Analysts have remained positive on the outlook of renewable energy (RE) in Malaysia, underpinned by positive initiatives in the country’s recent budget.

Maybank Investment Bank said in a recent report that the introduction of 2GW solar capacity under large scale solar 6 (LSS6), along with the additional 300MW under Feed-in Tariff (FiT) for new biomass, biogas, and mini-hydro projects, is expected to provide a fresh catalyst for solar and bioenergy engineering, procurement, construction, and commissioning (EPCC) players.

It is noted that following the finalization of bidding quotas for LSS5 and LSS5+ (2GW each), the government is set to introduce additional 2GW capacity under LSS6, which is expected to generate additional EPCC opportunities of MYR 6 billion ($1.42 billion).

Nevertheless, industry players have been anticipating the inclusion of battery energy storage system (BESS) systems in LSS6 as part of grid firming initiatives, which could further increase potential EPCC opportunities by about MYR 2 billion ($470 million).

According to Maybank, the additional 300MW quota under FiT is also expected to create new RE asset development opportunities for biomass, biogas, and small hydro projects, which it estimated to create EPCC opportunities of MYR 2 billion ($470 million) to MYR 4 billion ($950 million).

The research house also opined that the introduction of Carbon Tax should incentivize greater adoption of clean energy.

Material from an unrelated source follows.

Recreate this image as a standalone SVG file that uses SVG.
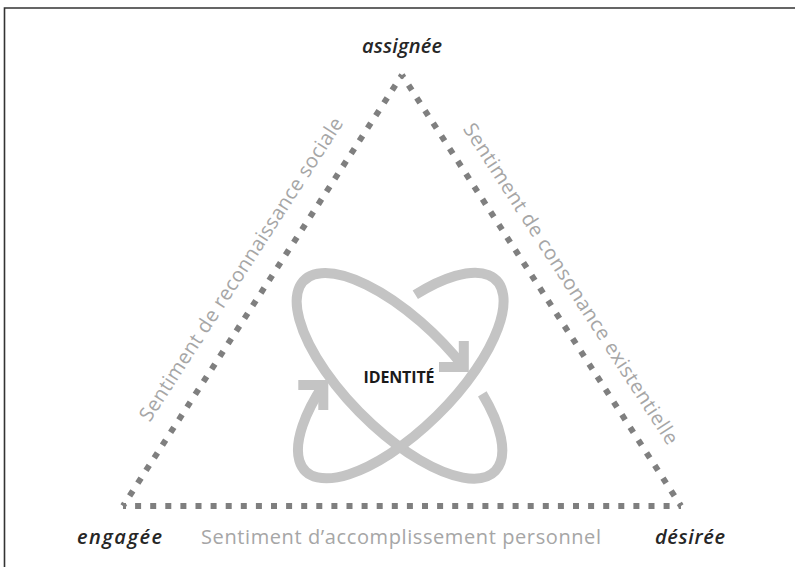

Meanwhile, CGS International, on the other hand, said in its recent report that Budget 2026 reaffirmed the government’s strong commitment to advancing Malaysia’s clean energy transition through the National Energy Transition Roadmap (NETR) – a key driver of growth for the sector.

“The budget outlined a series of plans spanning utility-scale, distributed, and rural RE projects,

“The rollout of the LSS6 program and expansion of FiT quotas reinforce policy continuity and should sustain momentum in new capacity additions, while initiatives such as Solar ATAP and Corporate Renewable Energy Supply Scheme (CRESS) further democratize access to RE participation across corporates and households,” said the research house.

It also viewed the collective funding commitments – including MYR 16.5 billion ($3.9 billion) from government-linked companies (GLCs) and continued catalytic support from the NETF – as clear evidence that public and private capital mobilization remains central to achieving NETR objectives.

The extension of GTFS 5.0 until 2026 also ensures continued financial support for green technology adoption, it added.

“Overall, these measures are positive for Malaysia’s RE space, signaling sustained policy support, stronger investment visibility, and growing diversification of RE sources beyond solar,

“In our view, this continuity and broad based approach should accelerate progress toward Malaysia’s 2050 net-zero goal while reinforcing investor confidence in the energy transition pipeline,” it added.

Phllip Capital, on the other hand, said the announced measures reaffirm the government’s strong commitment to advancing Malaysia’s clean energy transition under the NETR, with a target of achieving 70 percent RE in electricity generation capacity by 2050.

According to the research house, the rollout of LSS6 program, adding nearly 2GW of solar capacity, ensures continuity and supports earnings visibility for solar EPCC players, while initiatives such as Solar ATAP and CRESS encourage broader RE adoption among corporates and households.

Meanwhile, the planned carbon tax in 2026, initially targeting the iron, steel, and energy industries, is expected to accelerate decarbonization efforts and incentivize further investment in the sector, reinforcing Malaysia’s position as a regional clean energy hub, it added.

Kenanga Research also said in its recent report that the NETR is making solid progress towards its net zero target by 2050.

“We expect the unveiling of the MYR 6 billion ($1.42 billion) in LSS6 amounting to continuity of large scale solar programs to the tune of 2GW, similar to LSS5+,

“There is also more clarity in our view with the Solar Accelerated Transition Action Program capacity of 500 MW, which may spur more take-up. This compares to NEM Rakyat program of 700MW, and initially launched at 500MW,” said the research house.

Hong Leong Investment Bank Research also said in a note that the increasing development of RE projects including solar farms (under LSS and CRESS programs), biogas, biomass, and small hydropower (under FiT scheme) will allow utility companies to expand and diversify their power asset capacity.

At the same time, the RE EPCC players will also benefit from the increasing EPCC projects.

The continuation of Solar ATAP program will benefit mainly rooftop solar EPCC players, it added.

MBSB Research also said in its recent report that CRESS which is expected to draw in investments of up to MYR 3.5 billion ($830 million) from the private sector, will generate 500MW of RE and also benefit solar EPCC players.

The research house also sees RE sources such as biogas, biomass and small hydro will be increased through an additional quota of 300MW under the FIT.

These are expected to begin operations in 2028 and the investments will come from the private sector, it added.